• _Exercise brief_: Extract only the first line of the listing and every line after it up to and including the one with "const seriesLabels = ['Adaptable". Omit the pictures.

▬▬▬▬▬▬

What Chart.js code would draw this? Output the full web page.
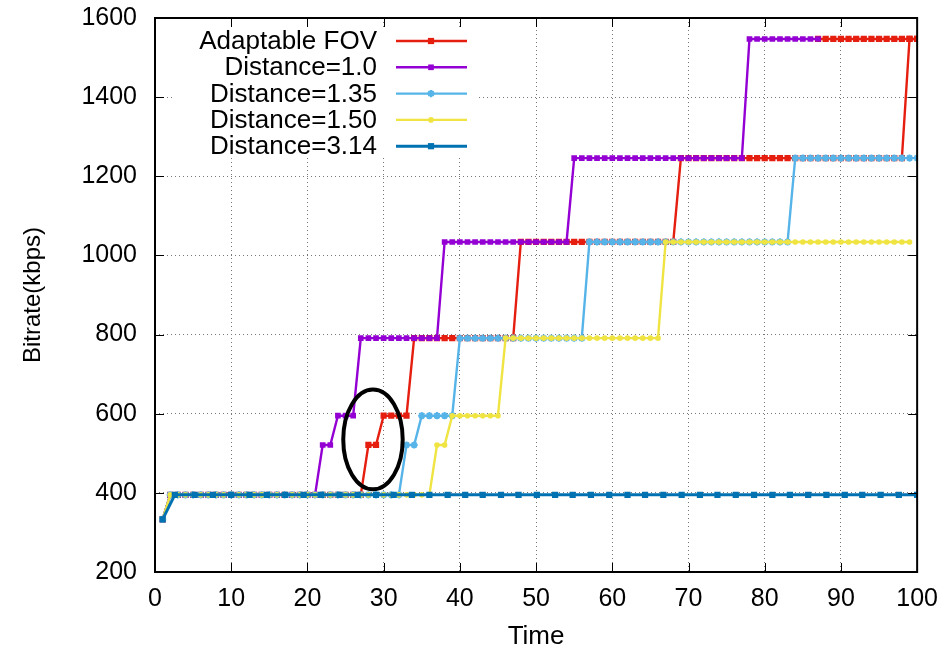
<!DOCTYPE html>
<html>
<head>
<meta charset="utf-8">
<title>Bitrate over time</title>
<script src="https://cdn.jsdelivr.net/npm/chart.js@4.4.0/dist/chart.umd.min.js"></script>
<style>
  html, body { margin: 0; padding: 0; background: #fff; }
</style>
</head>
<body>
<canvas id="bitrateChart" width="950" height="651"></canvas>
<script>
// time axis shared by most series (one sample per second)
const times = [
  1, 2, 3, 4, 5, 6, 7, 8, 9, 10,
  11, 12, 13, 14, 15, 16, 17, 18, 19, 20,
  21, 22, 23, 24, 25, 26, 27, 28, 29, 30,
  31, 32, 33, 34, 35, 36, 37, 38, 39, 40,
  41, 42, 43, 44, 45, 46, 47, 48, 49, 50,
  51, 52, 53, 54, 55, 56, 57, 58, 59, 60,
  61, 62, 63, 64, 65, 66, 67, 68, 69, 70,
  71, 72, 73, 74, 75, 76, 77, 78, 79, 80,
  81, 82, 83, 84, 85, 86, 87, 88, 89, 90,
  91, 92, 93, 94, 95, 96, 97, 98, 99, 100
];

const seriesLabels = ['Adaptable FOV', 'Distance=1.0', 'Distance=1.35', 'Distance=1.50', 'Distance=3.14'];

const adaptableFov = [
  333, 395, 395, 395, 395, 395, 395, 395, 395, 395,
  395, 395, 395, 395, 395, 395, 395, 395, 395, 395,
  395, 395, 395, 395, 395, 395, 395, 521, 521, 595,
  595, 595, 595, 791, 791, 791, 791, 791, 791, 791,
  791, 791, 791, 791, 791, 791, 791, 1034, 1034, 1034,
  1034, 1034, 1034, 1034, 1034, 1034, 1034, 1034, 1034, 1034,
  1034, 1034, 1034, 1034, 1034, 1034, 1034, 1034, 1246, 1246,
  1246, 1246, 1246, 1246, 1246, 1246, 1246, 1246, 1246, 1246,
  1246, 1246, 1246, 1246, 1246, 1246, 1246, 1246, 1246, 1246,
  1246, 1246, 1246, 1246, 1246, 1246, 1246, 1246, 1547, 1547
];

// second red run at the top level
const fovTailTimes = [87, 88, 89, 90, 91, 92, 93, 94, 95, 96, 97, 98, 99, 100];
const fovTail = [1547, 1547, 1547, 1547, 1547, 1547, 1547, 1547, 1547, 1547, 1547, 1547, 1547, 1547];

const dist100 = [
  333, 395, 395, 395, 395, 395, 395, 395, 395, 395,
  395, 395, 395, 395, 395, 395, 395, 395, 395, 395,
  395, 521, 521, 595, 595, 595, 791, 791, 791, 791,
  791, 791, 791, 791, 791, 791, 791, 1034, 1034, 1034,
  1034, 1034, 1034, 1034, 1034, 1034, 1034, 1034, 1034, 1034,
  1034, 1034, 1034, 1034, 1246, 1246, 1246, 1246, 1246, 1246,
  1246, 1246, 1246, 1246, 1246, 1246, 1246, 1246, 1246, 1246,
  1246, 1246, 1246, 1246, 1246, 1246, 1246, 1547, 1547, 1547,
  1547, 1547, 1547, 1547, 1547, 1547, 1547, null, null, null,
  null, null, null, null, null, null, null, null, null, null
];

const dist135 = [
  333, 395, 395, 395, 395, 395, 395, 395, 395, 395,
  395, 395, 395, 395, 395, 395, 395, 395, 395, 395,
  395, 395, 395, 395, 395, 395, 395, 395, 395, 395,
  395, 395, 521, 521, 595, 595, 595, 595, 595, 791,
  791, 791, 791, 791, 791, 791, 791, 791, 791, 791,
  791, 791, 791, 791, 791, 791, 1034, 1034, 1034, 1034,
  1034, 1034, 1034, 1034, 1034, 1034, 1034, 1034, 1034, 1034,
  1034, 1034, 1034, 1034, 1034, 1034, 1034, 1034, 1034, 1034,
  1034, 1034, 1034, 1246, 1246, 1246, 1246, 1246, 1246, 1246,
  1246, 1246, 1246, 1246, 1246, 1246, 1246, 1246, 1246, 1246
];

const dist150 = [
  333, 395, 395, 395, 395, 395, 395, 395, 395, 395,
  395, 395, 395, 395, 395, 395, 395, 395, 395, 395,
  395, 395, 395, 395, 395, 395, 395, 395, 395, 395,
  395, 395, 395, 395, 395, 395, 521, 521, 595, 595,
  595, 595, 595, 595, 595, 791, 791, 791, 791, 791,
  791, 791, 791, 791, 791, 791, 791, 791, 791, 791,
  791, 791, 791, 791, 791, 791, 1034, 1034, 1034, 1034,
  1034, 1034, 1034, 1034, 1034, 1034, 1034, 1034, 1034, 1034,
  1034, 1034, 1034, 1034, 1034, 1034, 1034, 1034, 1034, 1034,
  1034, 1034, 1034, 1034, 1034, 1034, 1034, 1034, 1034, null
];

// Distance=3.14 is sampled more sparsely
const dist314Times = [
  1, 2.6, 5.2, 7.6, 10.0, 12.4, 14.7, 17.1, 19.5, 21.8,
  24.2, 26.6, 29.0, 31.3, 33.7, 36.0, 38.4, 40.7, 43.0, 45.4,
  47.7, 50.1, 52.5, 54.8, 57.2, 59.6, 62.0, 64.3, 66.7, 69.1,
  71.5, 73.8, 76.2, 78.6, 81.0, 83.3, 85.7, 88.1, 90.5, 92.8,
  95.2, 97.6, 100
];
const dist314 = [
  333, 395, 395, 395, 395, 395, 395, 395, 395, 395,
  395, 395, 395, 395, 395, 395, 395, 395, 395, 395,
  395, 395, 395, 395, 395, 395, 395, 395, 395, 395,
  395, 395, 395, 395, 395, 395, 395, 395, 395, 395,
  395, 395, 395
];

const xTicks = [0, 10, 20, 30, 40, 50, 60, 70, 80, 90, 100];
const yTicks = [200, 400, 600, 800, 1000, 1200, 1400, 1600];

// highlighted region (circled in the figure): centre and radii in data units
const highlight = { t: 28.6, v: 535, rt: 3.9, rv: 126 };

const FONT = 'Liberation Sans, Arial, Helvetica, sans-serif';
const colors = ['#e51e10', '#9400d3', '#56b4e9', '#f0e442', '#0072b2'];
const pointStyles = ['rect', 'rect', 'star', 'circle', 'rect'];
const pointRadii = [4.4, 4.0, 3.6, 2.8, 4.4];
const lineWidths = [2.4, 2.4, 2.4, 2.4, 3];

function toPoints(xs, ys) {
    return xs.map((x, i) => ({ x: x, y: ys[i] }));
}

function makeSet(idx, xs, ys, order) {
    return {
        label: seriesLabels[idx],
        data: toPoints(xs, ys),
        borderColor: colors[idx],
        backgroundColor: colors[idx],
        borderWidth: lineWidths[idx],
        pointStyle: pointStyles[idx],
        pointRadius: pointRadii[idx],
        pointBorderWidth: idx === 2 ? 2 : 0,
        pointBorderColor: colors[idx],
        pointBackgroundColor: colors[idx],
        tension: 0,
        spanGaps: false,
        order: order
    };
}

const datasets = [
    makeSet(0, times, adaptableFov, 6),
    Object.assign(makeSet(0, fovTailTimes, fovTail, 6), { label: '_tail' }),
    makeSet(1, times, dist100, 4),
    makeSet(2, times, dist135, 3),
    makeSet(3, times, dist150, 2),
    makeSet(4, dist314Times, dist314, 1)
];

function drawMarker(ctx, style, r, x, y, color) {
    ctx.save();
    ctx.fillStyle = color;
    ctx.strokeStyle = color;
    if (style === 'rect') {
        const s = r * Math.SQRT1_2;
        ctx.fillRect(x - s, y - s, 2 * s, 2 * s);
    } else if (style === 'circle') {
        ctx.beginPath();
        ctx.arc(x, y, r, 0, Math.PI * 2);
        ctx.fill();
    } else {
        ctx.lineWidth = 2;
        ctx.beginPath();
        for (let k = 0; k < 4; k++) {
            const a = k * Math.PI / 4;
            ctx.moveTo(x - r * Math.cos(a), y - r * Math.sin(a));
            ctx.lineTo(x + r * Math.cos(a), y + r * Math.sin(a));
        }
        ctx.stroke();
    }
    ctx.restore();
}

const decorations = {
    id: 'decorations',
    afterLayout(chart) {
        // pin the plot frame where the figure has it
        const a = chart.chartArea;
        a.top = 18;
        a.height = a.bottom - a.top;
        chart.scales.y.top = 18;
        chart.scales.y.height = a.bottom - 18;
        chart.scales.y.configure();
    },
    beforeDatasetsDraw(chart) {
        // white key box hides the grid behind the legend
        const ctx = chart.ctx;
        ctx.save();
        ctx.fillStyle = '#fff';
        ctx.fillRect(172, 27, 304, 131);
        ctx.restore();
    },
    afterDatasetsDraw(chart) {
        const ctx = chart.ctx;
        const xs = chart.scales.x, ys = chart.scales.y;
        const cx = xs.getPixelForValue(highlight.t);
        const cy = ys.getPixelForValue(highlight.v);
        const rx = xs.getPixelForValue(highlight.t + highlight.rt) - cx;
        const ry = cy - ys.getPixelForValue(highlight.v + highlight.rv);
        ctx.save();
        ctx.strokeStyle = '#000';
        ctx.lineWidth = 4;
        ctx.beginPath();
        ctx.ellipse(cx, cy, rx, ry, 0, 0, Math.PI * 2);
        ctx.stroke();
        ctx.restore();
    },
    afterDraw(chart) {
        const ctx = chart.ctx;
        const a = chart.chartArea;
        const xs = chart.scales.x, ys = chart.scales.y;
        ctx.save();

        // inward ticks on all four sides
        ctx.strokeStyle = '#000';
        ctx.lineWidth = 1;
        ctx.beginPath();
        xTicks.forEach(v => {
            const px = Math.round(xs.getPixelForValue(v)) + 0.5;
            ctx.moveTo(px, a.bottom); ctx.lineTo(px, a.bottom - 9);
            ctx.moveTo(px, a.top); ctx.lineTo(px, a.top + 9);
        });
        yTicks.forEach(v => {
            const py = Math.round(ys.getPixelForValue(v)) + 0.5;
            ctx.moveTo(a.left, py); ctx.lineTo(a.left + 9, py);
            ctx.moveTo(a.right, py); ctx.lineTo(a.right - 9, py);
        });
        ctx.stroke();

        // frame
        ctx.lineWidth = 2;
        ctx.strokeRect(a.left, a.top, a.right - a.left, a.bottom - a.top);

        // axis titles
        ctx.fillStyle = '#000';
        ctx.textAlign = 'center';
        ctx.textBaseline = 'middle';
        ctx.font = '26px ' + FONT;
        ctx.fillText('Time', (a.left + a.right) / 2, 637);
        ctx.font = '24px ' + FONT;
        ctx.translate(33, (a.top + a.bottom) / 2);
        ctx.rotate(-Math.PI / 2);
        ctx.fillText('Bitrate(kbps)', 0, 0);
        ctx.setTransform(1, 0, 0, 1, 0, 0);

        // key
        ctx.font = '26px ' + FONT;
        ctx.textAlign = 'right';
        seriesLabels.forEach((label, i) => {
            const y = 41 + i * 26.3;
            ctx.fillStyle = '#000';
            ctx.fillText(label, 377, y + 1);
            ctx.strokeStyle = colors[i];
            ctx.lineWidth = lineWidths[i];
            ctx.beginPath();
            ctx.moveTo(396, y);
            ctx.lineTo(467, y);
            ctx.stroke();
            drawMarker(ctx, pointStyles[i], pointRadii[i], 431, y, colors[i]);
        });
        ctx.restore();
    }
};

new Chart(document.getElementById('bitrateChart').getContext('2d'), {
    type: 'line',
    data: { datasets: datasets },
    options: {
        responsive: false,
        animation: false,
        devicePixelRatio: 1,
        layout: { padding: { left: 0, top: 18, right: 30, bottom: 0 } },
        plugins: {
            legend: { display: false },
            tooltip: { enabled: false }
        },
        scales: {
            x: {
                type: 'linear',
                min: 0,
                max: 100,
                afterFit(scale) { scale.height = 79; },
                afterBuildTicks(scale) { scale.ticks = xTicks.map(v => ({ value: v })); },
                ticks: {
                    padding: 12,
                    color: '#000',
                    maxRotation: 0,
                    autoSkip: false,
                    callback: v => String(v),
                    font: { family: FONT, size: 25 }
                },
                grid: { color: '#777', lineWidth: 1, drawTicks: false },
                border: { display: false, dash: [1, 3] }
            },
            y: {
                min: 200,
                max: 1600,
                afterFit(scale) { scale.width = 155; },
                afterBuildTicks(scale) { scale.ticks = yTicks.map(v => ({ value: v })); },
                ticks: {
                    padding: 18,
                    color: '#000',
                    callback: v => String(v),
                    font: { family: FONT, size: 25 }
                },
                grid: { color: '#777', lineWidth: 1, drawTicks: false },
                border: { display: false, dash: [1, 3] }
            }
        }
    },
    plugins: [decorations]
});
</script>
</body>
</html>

▬▬▬▬▬▬

• _Solution to this task_:
What Chart.js code would draw this? Output the full web page.
<!DOCTYPE html>
<html>
<head>
<meta charset="utf-8">
<title>Bitrate over time</title>
<script src="https://cdn.jsdelivr.net/npm/chart.js@4.4.0/dist/chart.umd.min.js"></script>
<style>
  html, body { margin: 0; padding: 0; background: #fff; }
</style>
</head>
<body>
<canvas id="bitrateChart" width="950" height="651"></canvas>
<script>
// time axis shared by most series (one sample per second)
const times = [
  1, 2, 3, 4, 5, 6, 7, 8, 9, 10,
  11, 12, 13, 14, 15, 16, 17, 18, 19, 20,
  21, 22, 23, 24, 25, 26, 27, 28, 29, 30,
  31, 32, 33, 34, 35, 36, 37, 38, 39, 40,
  41, 42, 43, 44, 45, 46, 47, 48, 49, 50,
  51, 52, 53, 54, 55, 56, 57, 58, 59, 60,
  61, 62, 63, 64, 65, 66, 67, 68, 69, 70,
  71, 72, 73, 74, 75, 76, 77, 78, 79, 80,
  81, 82, 83, 84, 85, 86, 87, 88, 89, 90,
  91, 92, 93, 94, 95, 96, 97, 98, 99, 100
];

const seriesLabels = ['Adaptable FOV', 'Distance=1.0', 'Distance=1.35', 'Distance=1.50', 'Distance=3.14'];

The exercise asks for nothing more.